I’ll make Judiciary ‘people-owned’, Dr Wekesa

By James Macharia

With only few meters to the finishing line, the race to seeking the next Kenya’s Chief Justice is sedately coming to an end with all eyes on the Judicial Service Commission (JSC) panel to see whom it will pronounce to have crossed the line before who.

This is despite a court order issued on Wednesday barring the JSC interviwinfg panel from naming a final winner for slot.

On Thursday, being the second last day of the interviews, Dr. Moni Wekesa, a holder of two doctorates was before the panel, where he presented his manifesto on what he intends to do if he wins the position.

Dr Wekesa told the panel that he has a plan of taking the Judiciary to the public which will help the people feel that they own it themselves.

“I will make Judiciary people owned where they have a lot of information about where they are able to associate with it should we want to know about corruption, they will tell us,” he said.

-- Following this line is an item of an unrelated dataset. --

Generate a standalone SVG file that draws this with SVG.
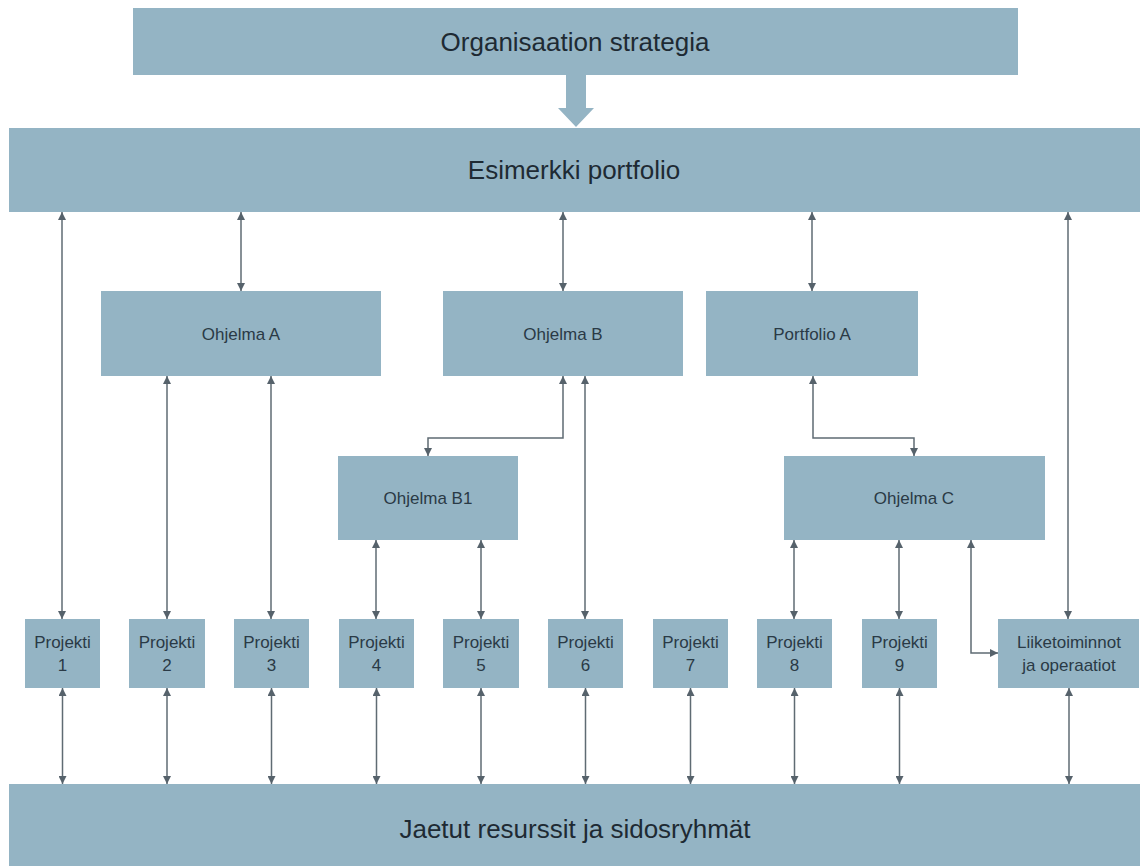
<svg xmlns="http://www.w3.org/2000/svg" width="1140" height="866" viewBox="0 0 1140 866">
<style>
.box{fill:#94b4c4}
.t{font-family:"Liberation Sans",Arial,sans-serif;fill:#2a3a46;text-anchor:middle;dominant-baseline:central}
.big{font-size:26px;fill:#1e2a33}
.sm{font-size:17px}
.c{fill:none;stroke:#5f6b73;stroke-width:1.5;marker-start:url(#ah);marker-end:url(#ah)}
</style>
<defs>
<marker id="ah" viewBox="0 0 8 8" refX="8" refY="4" markerWidth="8" markerHeight="8" markerUnits="userSpaceOnUse" orient="auto-start-reverse">
<path d="M0,0 L8,4 L0,8 z" fill="#56626b"/>
</marker>
</defs>
<rect width="1140" height="866" fill="#ffffff"/>
<g id="strategia">
<rect class="box" x="133" y="8" width="885" height="67"/>
<text class="t big" x="575" y="42">Organisaation strategia</text>
</g>
<g id="bigarrow">
<polygon class="box" points="566,75 586,75 586,108 594,108 576,127 558,108 566,108"/>
</g>
<g id="esimerkki">
<rect class="box" x="9" y="128" width="1131" height="84"/>
<text class="t big" x="574" y="170">Esimerkki portfolio</text>
</g>
<g id="ohjelmaA">
<rect class="box" x="101" y="291" width="280" height="85"/>
<text class="t sm" x="241" y="334">Ohjelma A</text>
</g>
<g id="ohjelmaB">
<rect class="box" x="443" y="291" width="240" height="85"/>
<text class="t sm" x="563" y="334">Ohjelma B</text>
</g>
<g id="portfolioA">
<rect class="box" x="706" y="291" width="212" height="85"/>
<text class="t sm" x="812" y="334">Portfolio A</text>
</g>
<g id="ohjelmaB1">
<rect class="box" x="338" y="456" width="180" height="84"/>
<text class="t sm" x="428" y="498">Ohjelma B1</text>
</g>
<g id="ohjelmaC">
<rect class="box" x="784" y="456" width="261" height="84"/>
<text class="t sm" x="914" y="498">Ohjelma C</text>
</g>
<g id="projekti1"><rect class="box" x="25" y="619" width="75" height="69"/><text class="t sm" x="62.5" y="642">Projekti</text><text class="t sm" x="62.5" y="665">1</text></g>
<g id="projekti2"><rect class="box" x="129" y="619" width="76" height="69"/><text class="t sm" x="167" y="642">Projekti</text><text class="t sm" x="167" y="665">2</text></g>
<g id="projekti3"><rect class="box" x="234" y="619" width="75" height="69"/><text class="t sm" x="271.5" y="642">Projekti</text><text class="t sm" x="271.5" y="665">3</text></g>
<g id="projekti4"><rect class="box" x="339" y="619" width="75" height="69"/><text class="t sm" x="376.5" y="642">Projekti</text><text class="t sm" x="376.5" y="665">4</text></g>
<g id="projekti5"><rect class="box" x="443" y="619" width="76" height="69"/><text class="t sm" x="481" y="642">Projekti</text><text class="t sm" x="481" y="665">5</text></g>
<g id="projekti6"><rect class="box" x="548" y="619" width="75" height="69"/><text class="t sm" x="585.5" y="642">Projekti</text><text class="t sm" x="585.5" y="665">6</text></g>
<g id="projekti7"><rect class="box" x="653" y="619" width="75" height="69"/><text class="t sm" x="690.5" y="642">Projekti</text><text class="t sm" x="690.5" y="665">7</text></g>
<g id="projekti8"><rect class="box" x="757" y="619" width="75" height="69"/><text class="t sm" x="794.5" y="642">Projekti</text><text class="t sm" x="794.5" y="665">8</text></g>
<g id="projekti9"><rect class="box" x="862" y="619" width="75" height="69"/><text class="t sm" x="899.5" y="642">Projekti</text><text class="t sm" x="899.5" y="665">9</text></g>
<g id="liiketoiminnot"><rect class="box" x="998" y="619" width="141" height="69"/><text class="t sm" x="1069" y="642">Liiketoiminnot</text><text class="t sm" x="1069" y="665">ja operaatiot</text></g>
<g id="jaetut">
<rect class="box" x="9" y="784" width="1131" height="82"/>
<text class="t big" x="575" y="829">Jaetut resurssit ja sidosryhmät</text>
</g>
<g id="connectors">
<path class="c" d="M62,212 V619"/>
<path class="c" d="M241,212 V291"/>
<path class="c" d="M563,212 V291"/>
<path class="c" d="M812,212 V291"/>
<path class="c" d="M1068,212 V619"/>
<path class="c" d="M167,376 V619"/>
<path class="c" d="M271,376 V619"/>
<path class="c" d="M563,376 V438 H428 V456"/>
<path class="c" d="M585,376 V619"/>
<path class="c" d="M813,376 V438 H914 V456"/>
<path class="c" d="M376,540 V619"/>
<path class="c" d="M481,540 V619"/>
<path class="c" d="M794,540 V619"/>
<path class="c" d="M899,540 V619"/>
<path class="c" d="M971,540 V653 H998"/>
<path class="c" d="M62.5,688 V784"/>
<path class="c" d="M167,688 V784"/>
<path class="c" d="M271.5,688 V784"/>
<path class="c" d="M376.5,688 V784"/>
<path class="c" d="M481,688 V784"/>
<path class="c" d="M585.5,688 V784"/>
<path class="c" d="M690.5,688 V784"/>
<path class="c" d="M794.5,688 V784"/>
<path class="c" d="M899.5,688 V784"/>
<path class="c" d="M1069,688 V784"/>
</g>
</svg>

Dr Wekesa also told the interviewers that he will empower the judicial staff by holding workshops and exchange programs in other countries.

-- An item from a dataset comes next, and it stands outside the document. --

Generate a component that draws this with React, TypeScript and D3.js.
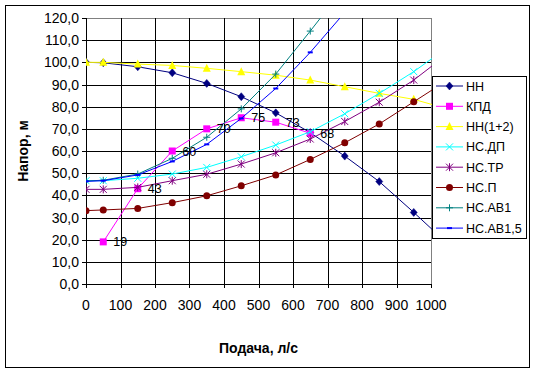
import React from "react";
import * as d3 from "d3";

// flow points (л/с); the last point lies past the axis end and is clipped
const flows = [0, 50, 150, 250, 350, 450, 550, 650, 750, 850, 950, 1050];
const flowsEff = [50, 150, 250, 350, 450, 550, 650];
const flowsAv = [0, 50, 150, 250, 350, 450, 550, 650, 750];

const headNN = [100, 99.8, 98, 95.3, 90.5, 84.5, 77.2, 68.3, 57.7, 46.2, 32.3, 17.9];
const efficiency = [19, 43, 60, 70, 75, 73, 68];
const headNN12 = [100, 100, 99.2, 98.6, 97.3, 95.8, 94.2, 92, 89, 86, 83.3, 78.9];
const headDP = [46.6, 46.6, 47.7, 49.6, 52.6, 57.4, 62.7, 68.7, 76.8, 86, 95.8, 107];
const headTR = [42.7, 42.7, 43.6, 46.6, 49.5, 54.1, 59.2, 65.4, 73.3, 82, 92, 104];
const headP = [33.1, 33.4, 34.1, 36.7, 39.8, 44.3, 49.2, 56.2, 63.7, 72.2, 82.2, 92.2];
const headAV1 = [46.5, 46.8, 49.6, 56.7, 66.2, 79, 94.7, 114.1, 134];
const headAV15 = [46.3, 46.6, 49.2, 55.3, 63, 74.7, 88.2, 104.5, 122.5];

const xTicks = [0, 100, 200, 300, 400, 500, 600, 700, 800, 900, 1000];
const yTicks = [0, 10, 20, 30, 40, 50, 60, 70, 80, 90, 100, 110, 120];

type Shape = "diamond" | "square" | "triangle" | "x" | "star" | "circle" | "plus" | "dash";

interface Series {
  name: string;
  xs: number[];
  ys: number[];
  color: string;
  shape: Shape;
  labels?: boolean;
}

const series: Series[] = [
  { name: "НН", xs: flows, ys: headNN, color: "#000080", shape: "diamond" },
  { name: "КПД", xs: flowsEff, ys: efficiency, color: "#FF00FF", shape: "square", labels: true },
  { name: "НН(1+2)", xs: flows, ys: headNN12, color: "#FFFF00", shape: "triangle" },
  { name: "НС.ДП", xs: flows, ys: headDP, color: "#00FFFF", shape: "x" },
  { name: "НС.ТР", xs: flows, ys: headTR, color: "#800080", shape: "star" },
  { name: "НС.П", xs: flows, ys: headP, color: "#800000", shape: "circle" },
  { name: "НС.АВ1", xs: flowsAv, ys: headAV1, color: "#008080", shape: "plus" },
  { name: "НС.АВ1,5", xs: flowsAv, ys: headAV15, color: "#0000FF", shape: "dash" },
];

const FONT = "'Liberation Sans', Arial, sans-serif";

const Marker = ({ x, y, shape, color }: { x: number; y: number; shape: Shape; color: string }) => {
  const s = 3.5;
  switch (shape) {
    case "diamond":
      return <path d={`M${x},${y - s - 0.5}L${x + s},${y}L${x},${y + s + 0.5}L${x - s},${y}Z`} fill={color} stroke={color} strokeWidth={0.5} />;
    case "square":
      return <rect x={x - s} y={y - s} width={2 * s} height={2 * s} fill={color} />;
    case "triangle":
      return <path d={`M${x},${y - s - 1}L${x + s + 0.5},${y + s}L${x - s - 0.5},${y + s}Z`} fill={color} />;
    case "x":
      return <path d={`M${x - s},${y - s}L${x + s},${y + s}M${x - s},${y + s}L${x + s},${y - s}`} stroke={color} strokeWidth={1} />;
    case "star":
      return (
        <path
          d={`M${x - s},${y - s}L${x + s},${y + s}M${x - s},${y + s}L${x + s},${y - s}M${x},${y - s - 0.5}L${x},${y + s + 0.5}`}
          stroke={color}
          strokeWidth={1}
        />
      );
    case "circle":
      return <circle cx={x} cy={y} r={s} fill={color} />;
    case "plus":
      return <path d={`M${x - s},${y}L${x + s},${y}M${x},${y - s}L${x},${y + s}`} stroke={color} strokeWidth={1} />;
    case "dash":
      return <rect x={x - 2.5} y={y - 1} width={5} height={2} fill={color} />;
  }
};

const App = () => {
  const width = 535;
  const height = 373;
  const left = 86;
  const right = 431;
  const top = 18;
  const bottom = 284;

  const x = d3.scaleLinear().domain([0, 1000]).range([left, right]);
  const y = d3.scaleLinear().domain([0, 120]).range([bottom, top]);
  const fmt = (v: number) => d3.format(".1f")(v).replace(".", ",");

  const line = d3
    .line<[number, number]>()
    .x((d) => x(d[0]))
    .y((d) => y(d[1]));

  const legendX = 432;
  const legendY = 76;
  const legendStep = 20.3;

  return (
    <svg width={width} height={height} style={{ position: "absolute", left: 0, top: 0 }} fontFamily={FONT}>
      <defs>
        <clipPath id="plot">
          <rect x={left} y={top} width={right - left + 1} height={bottom - top} />
        </clipPath>
      </defs>
      <rect x={0} y={0} width={width} height={height} fill="white" />
      <rect x={5.5} y={5.5} width={524} height={362} fill="white" stroke="black" />

      {/* grid */}
      {yTicks.map((t) => (
        <line key={"gy" + t} x1={left} x2={right} y1={Math.round(y(t)) + 0.5} y2={Math.round(y(t)) + 0.5} stroke={t === 120 ? "#808080" : "black"} />
      ))}
      {xTicks.map((t) => (
        <line key={"gx" + t} x1={Math.round(x(t)) + 0.5} x2={Math.round(x(t)) + 0.5} y1={top} y2={bottom} stroke={t === 1000 ? "#808080" : "black"} />
      ))}

      {/* axes */}
      <line x1={left + 0.5} x2={left + 0.5} y1={top} y2={bottom + 4} stroke="black" />
      <line x1={left - 4} x2={right + 1} y1={bottom + 0.5} y2={bottom + 0.5} stroke="black" />
      {yTicks.map((t) => (
        <g key={"ty" + t}>
          <line x1={left - 4} x2={left} y1={Math.round(y(t)) + 0.5} y2={Math.round(y(t)) + 0.5} stroke="black" />
          <text x={79} y={y(t)} dy="0.36em" textAnchor="end" fontSize={14}>
            {fmt(t)}
          </text>
        </g>
      ))}
      {xTicks.map((t) => (
        <g key={"tx" + t}>
          <line x1={Math.round(x(t)) + 0.5} x2={Math.round(x(t)) + 0.5} y1={bottom} y2={bottom + 4} stroke="black" />
          <text x={x(t)} y={310} textAnchor="middle" fontSize={14}>
            {t}
          </text>
        </g>
      ))}
      <text x={(left + right) / 2} y={353} textAnchor="middle" fontSize={14} fontWeight="bold">
        Подача, л/с
      </text>
      <text transform={`translate(28,${(top + bottom) / 2}) rotate(-90)`} textAnchor="middle" fontSize={14} fontWeight="bold">
        Напор, м
      </text>

      {/* series */}
      <g clipPath="url(#plot)">
        {series.map((s) => {
          const pts = s.xs.map((v, i) => [v, s.ys[i]] as [number, number]);
          return (
            <g key={s.name}>
              <path d={line(pts) ?? ""} fill="none" stroke={s.color} strokeWidth={1} />
              {pts.map((p, i) => (
                <Marker key={i} x={x(p[0])} y={y(p[1])} shape={s.shape} color={s.color} />
              ))}
            </g>
          );
        })}
      </g>
      {series
        .filter((s) => s.labels)
        .map((s) =>
          s.xs.map((v, i) => (
            <text key={s.name + i} x={x(v) + 10} y={y(s.ys[i])} dy="0.36em" fontSize={12.5}>
              {s.ys[i]}
            </text>
          ))
        )}

      {/* legend */}
      <rect x={legendX + 0.5} y={legendY + 0.5} width={94} height={162} fill="white" stroke="black" />
      {series.map((s, i) => {
        const cy = legendY + 10 + i * legendStep;
        return (
          <g key={"lg" + s.name}>
            <line x1={436} x2={463} y1={cy} y2={cy} stroke={s.color} strokeWidth={1} />
            <Marker x={449.5} y={cy} shape={s.shape} color={s.color} />
            <text x={466} y={cy} dy="0.36em" fontSize={12.5}>
              {s.name}
            </text>
          </g>
        );
      })}
    </svg>
  );
};

export default App;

Wekesa said that in the first three months if appointed as CJ, he will first amend the relationship between Judiciary and the other two arms of government; the executive and legislative. He claimed to be a transformative leader, who can communicate effectively and also a problem-solver.

For the sake of competence of workers in the Judiciary, Wekesa said that he will get scholarships for fifteen staffs per year where they will acquire even more working skills.

Wekesa said he’s proud of having chaired a committee that once came up with an anti-doping law and agency that secured the interests of Kenyan athletes.

The law also curbed the then rampant dipping vice amongst the athletes which was jeopardizing their lives in athletics.

He also recognized the Bodaboda riders, a group that he said has a stake in the Judiciary. Dr Wekesa told the commission that he plans to reach out to them in order to make them feel that they too own the Judiciary.

“I am thinking about the Bodaboda riders, they’ve a stake in the Judiciary. I would want to reach out to them so that they are able to feel that the Judiciary is theirs,” said Wekesa.

Dr Wekesa is a holder of two doctorates. One in Law and one in Sports.

Dr Wekesa said in front of the panel that he once took a national team in Helsinki in 1992 and in the course of events, one of the team members punched someone and got arrested. Consequentially, he was appointed to go and intervene through the matter to have the boy released.

Wekesa managed and the boy was released.

From then onwards, he developed interest in Law and ended up in the faculty desire of having a PhD in Education.

Professor Olive Mugenda, who is charing the panel, enquired to know why Wekesa refers to himself as Dr. Dr. Moni Wekesa.

In replying to the query,he said that he adopted the title in Central Europe.

Dr Wekesa marks the ninth candidate to be interviewed, out of the ten shortlisted individuals vying Judiciary presidency.

The interviews will end on Friday with Alice Yano being the last to be interviewed.